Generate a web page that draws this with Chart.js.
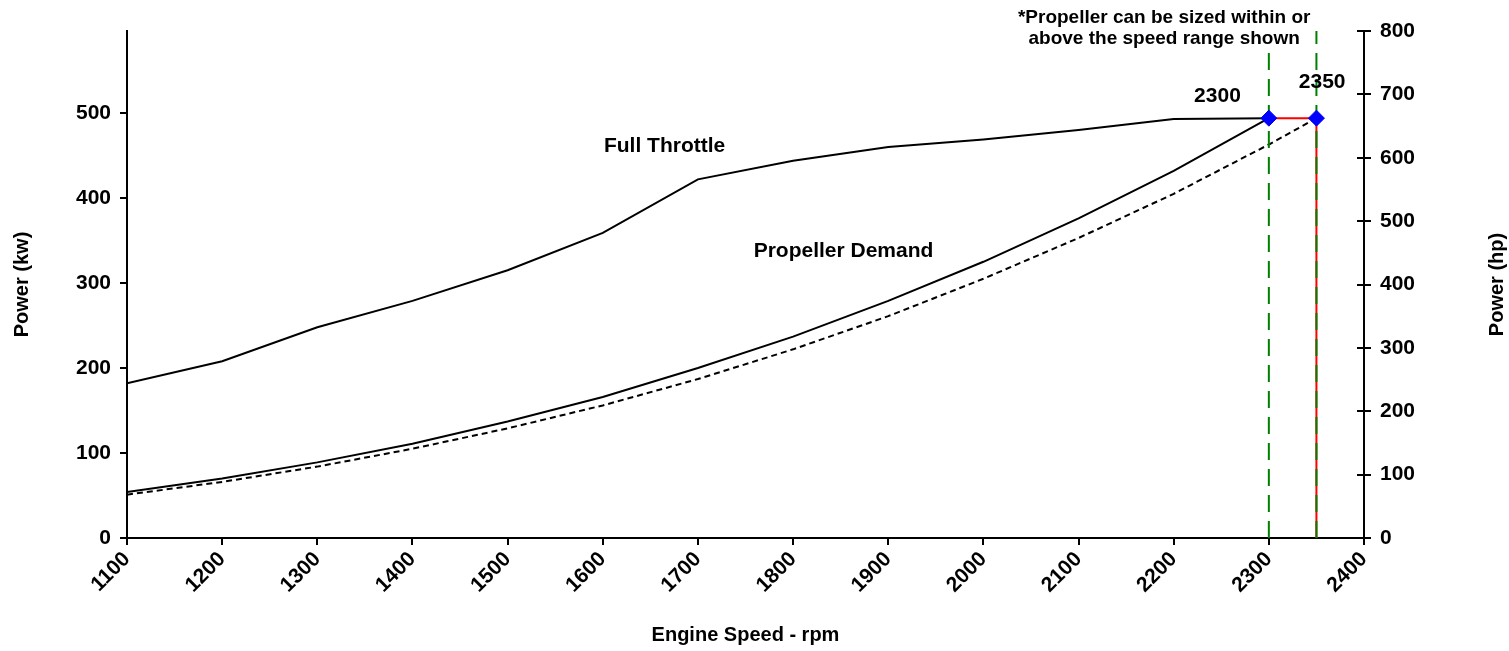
<!DOCTYPE html>
<html>
<head>
<meta charset="utf-8">
<title>Engine power curve</title>
<script src="https://cdn.jsdelivr.net/npm/chart.js@4/dist/chart.umd.min.js"></script>
<style>
    html, body { margin: 0; padding: 0; background: #fff; }
    #wrap { width: 1509px; height: 651px; }
</style>
</head>
<body>
<div id="wrap"><canvas id="chart" width="1509" height="651"></canvas></div>
<script>
// Engine speed (rpm) for the curves
const rpm = [1100, 1200, 1300, 1400, 1500, 1600, 1700, 1800, 1900, 2000, 2100, 2200, 2300];
const fullThrottleKw = [182, 208, 248, 279, 315, 359, 422, 444, 460, 469, 480, 493, 494];
const propDemandKw = [54, 70, 89, 111, 137, 166, 200, 237, 279, 325, 376, 432, 494];

// Propeller sized for 2350 rpm (dashed curve)
const propRpm2350 = [1100, 1200, 1300, 1400, 1500, 1600, 1700, 1800, 1900, 2000, 2100, 2200, 2300, 2350];
const propDemand2350Kw = [51, 66, 84, 105, 129, 156, 187, 222, 261, 305, 353, 405, 463, 494];

// Rated points and speed range limits
const ratedRpm = [2300, 2350];
const ratedKw = [494, 494];
const limitTopKw = [574, 597];

// Axis ticks
const xTicks = [1100, 1200, 1300, 1400, 1500, 1600, 1700, 1800, 1900, 2000, 2100, 2200, 2300, 2400];
const kwTicks = [0, 100, 200, 300, 400, 500];
const hpTicks = [0, 100, 200, 300, 400, 500, 600, 700, 800];
const KW_PER_HP = 0.7457;

const FONT = '"Liberation Sans", Arial, sans-serif';

function toPoints(xs, ys) {
    return xs.map((x, i) => ({ x: x, y: ys[i] }));
}

// Text placed in data coordinates
const textLabels = [
    { text: 'Full Throttle', rpm: 1665, kw: 461, size: 21 },
    { text: 'Propeller Demand', rpm: 1853, kw: 338, size: 21 },
    { text: '2300', rpm: 2246, kw: 520, size: 21 },
    { text: '2350', rpm: 2356, kw: 536, size: 21 },
    { text: '*Propeller can be sized within or', rpm: 2190, kw: 612, size: 19 },
    { text: 'above the speed range shown', rpm: 2190, kw: 588, size: 19 }
];

const overlayPlugin = {
    id: 'overlay',
    afterDraw(chart) {
        const ctx = chart.ctx;
        const area = chart.chartArea;
        const xs = chart.scales.x;
        const ys = chart.scales.y;
        const y2 = chart.scales.y2;

        ctx.save();
        // inner half of the right axis tick marks
        ctx.strokeStyle = '#000';
        ctx.lineWidth = 2;
        y2.ticks.forEach(t => {
            const py = Math.round(y2.getPixelForValue(t.value));
            ctx.beginPath();
            ctx.moveTo(area.right - 7, py);
            ctx.lineTo(area.right, py);
            ctx.stroke();
        });

        ctx.fillStyle = '#000';
        ctx.textAlign = 'center';
        ctx.textBaseline = 'middle';
        textLabels.forEach(l => {
            ctx.font = 'bold ' + l.size + 'px ' + FONT;
            ctx.fillText(l.text, xs.getPixelForValue(l.rpm), ys.getPixelForValue(l.kw));
        });

        // right axis title, reading bottom to top
        ctx.translate(1497, (area.top + area.bottom) / 2);
        ctx.rotate(-Math.PI / 2);
        ctx.font = 'bold 20px ' + FONT;
        ctx.fillText('Power (hp)', 0, 0);
        ctx.restore();
    }
};

const axisGrid = {
    display: true,
    drawOnChartArea: false,
    drawTicks: true,
    tickLength: 7,
    color: '#000',
    lineWidth: 2
};

const ctx = document.getElementById('chart').getContext('2d');
new Chart(ctx, {
    type: 'line',
    data: {
        datasets: [{
            label: 'Rated',
            data: toPoints(ratedRpm, ratedKw),
            showLine: false,
            pointStyle: 'rectRot',
            pointRadius: 8,
            pointBackgroundColor: '#0000FF',
            pointBorderColor: '#0000FF',
            pointBorderWidth: 1
        }, {
            label: 'Limit 2300',
            data: [{ x: ratedRpm[0], y: 0 }, { x: ratedRpm[0], y: limitTopKw[0] }],
            borderColor: '#008000',
            borderWidth: 2,
            borderDash: [17, 9],
            pointRadius: 0
        }, {
            label: 'Limit 2350',
            data: [{ x: ratedRpm[1], y: 0 }, { x: ratedRpm[1], y: limitTopKw[1] }],
            borderColor: '#008000',
            borderWidth: 2,
            borderDash: [17, 9],
            pointRadius: 0
        }, {
            label: 'Range',
            data: [{ x: ratedRpm[0], y: ratedKw[0] }, { x: ratedRpm[1], y: ratedKw[1] }, { x: ratedRpm[1], y: 0 }],
            borderColor: '#FF0000',
            borderWidth: 2,
            pointRadius: 0
        }, {
            label: 'Propeller Demand 2350',
            data: toPoints(propRpm2350, propDemand2350Kw),
            borderColor: '#000',
            borderWidth: 2,
            borderDash: [6, 4],
            pointRadius: 0
        }, {
            label: 'Propeller Demand',
            data: toPoints(rpm, propDemandKw),
            borderColor: '#000',
            borderWidth: 2,
            pointRadius: 0
        }, {
            label: 'Full Throttle',
            data: toPoints(rpm, fullThrottleKw),
            borderColor: '#000',
            borderWidth: 2,
            pointRadius: 0
        }]
    },
    options: {
        responsive: false,
        animation: false,
        events: [],
        layout: { padding: { top: 31, left: 0, right: 0, bottom: 0 } },
        elements: { line: { tension: 0, fill: false } },
        plugins: {
            legend: { display: false },
            tooltip: { enabled: false }
        },
        scales: {
            x: {
                type: 'linear',
                min: 1100,
                max: 2400,
                afterBuildTicks: s => { s.ticks = xTicks.map(v => ({ value: v })); },
                afterFit: s => { s.height = 113; },
                grid: axisGrid,
                border: { display: true, color: '#000', width: 2 },
                ticks: {
                    autoSkip: false,
                    minRotation: 45,
                    maxRotation: 45,
                    padding: 2,
                    color: '#000',
                    font: { family: FONT, size: 21, weight: 'bold' },
                    callback: v => String(v)
                },
                title: {
                    display: true,
                    text: 'Engine Speed - rpm',
                    color: '#000',
                    font: { family: FONT, size: 20, weight: 'bold' },
                    padding: { top: 0, bottom: 4 }
                }
            },
            y: {
                position: 'left',
                min: 0,
                max: 800 * KW_PER_HP,
                afterBuildTicks: s => { s.ticks = kwTicks.map(v => ({ value: v })); },
                afterFit: s => { s.width = 127; },
                grid: axisGrid,
                border: { display: true, color: '#000', width: 2 },
                ticks: {
                    padding: 9,
                    color: '#000',
                    font: { family: FONT, size: 21, weight: 'bold' }
                },
                title: {
                    display: true,
                    text: 'Power (kw)',
                    color: '#000',
                    font: { family: FONT, size: 20, weight: 'bold' },
                    padding: { top: 10, bottom: 0 }
                }
            },
            y2: {
                position: 'right',
                display: true,
                min: 0,
                max: 800,
                afterBuildTicks: s => { s.ticks = hpTicks.map(v => ({ value: v })); },
                afterFit: s => { s.width = 145; },
                grid: axisGrid,
                border: { display: true, color: '#000', width: 2 },
                ticks: {
                    padding: 9,
                    color: '#000',
                    font: { family: FONT, size: 21, weight: 'bold' }
                }
            }
        }
    },
    plugins: [overlayPlugin]
});
</script>
</body>
</html>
※ ※ ※
Job
Pictures are excluded; extract exactly the lines from the start of the data through the line that holds "const limitTopKw = [574, 597];", both ends included.

Solution
Generate a web page that draws this with Chart.js.
<!DOCTYPE html>
<html>
<head>
<meta charset="utf-8">
<title>Engine power curve</title>
<script src="https://cdn.jsdelivr.net/npm/chart.js@4/dist/chart.umd.min.js"></script>
<style>
    html, body { margin: 0; padding: 0; background: #fff; }
    #wrap { width: 1509px; height: 651px; }
</style>
</head>
<body>
<div id="wrap"><canvas id="chart" width="1509" height="651"></canvas></div>
<script>
// Engine speed (rpm) for the curves
const rpm = [1100, 1200, 1300, 1400, 1500, 1600, 1700, 1800, 1900, 2000, 2100, 2200, 2300];
const fullThrottleKw = [182, 208, 248, 279, 315, 359, 422, 444, 460, 469, 480, 493, 494];
const propDemandKw = [54, 70, 89, 111, 137, 166, 200, 237, 279, 325, 376, 432, 494];

// Propeller sized for 2350 rpm (dashed curve)
const propRpm2350 = [1100, 1200, 1300, 1400, 1500, 1600, 1700, 1800, 1900, 2000, 2100, 2200, 2300, 2350];
const propDemand2350Kw = [51, 66, 84, 105, 129, 156, 187, 222, 261, 305, 353, 405, 463, 494];

// Rated points and speed range limits
const ratedRpm = [2300, 2350];
const ratedKw = [494, 494];
const limitTopKw = [574, 597];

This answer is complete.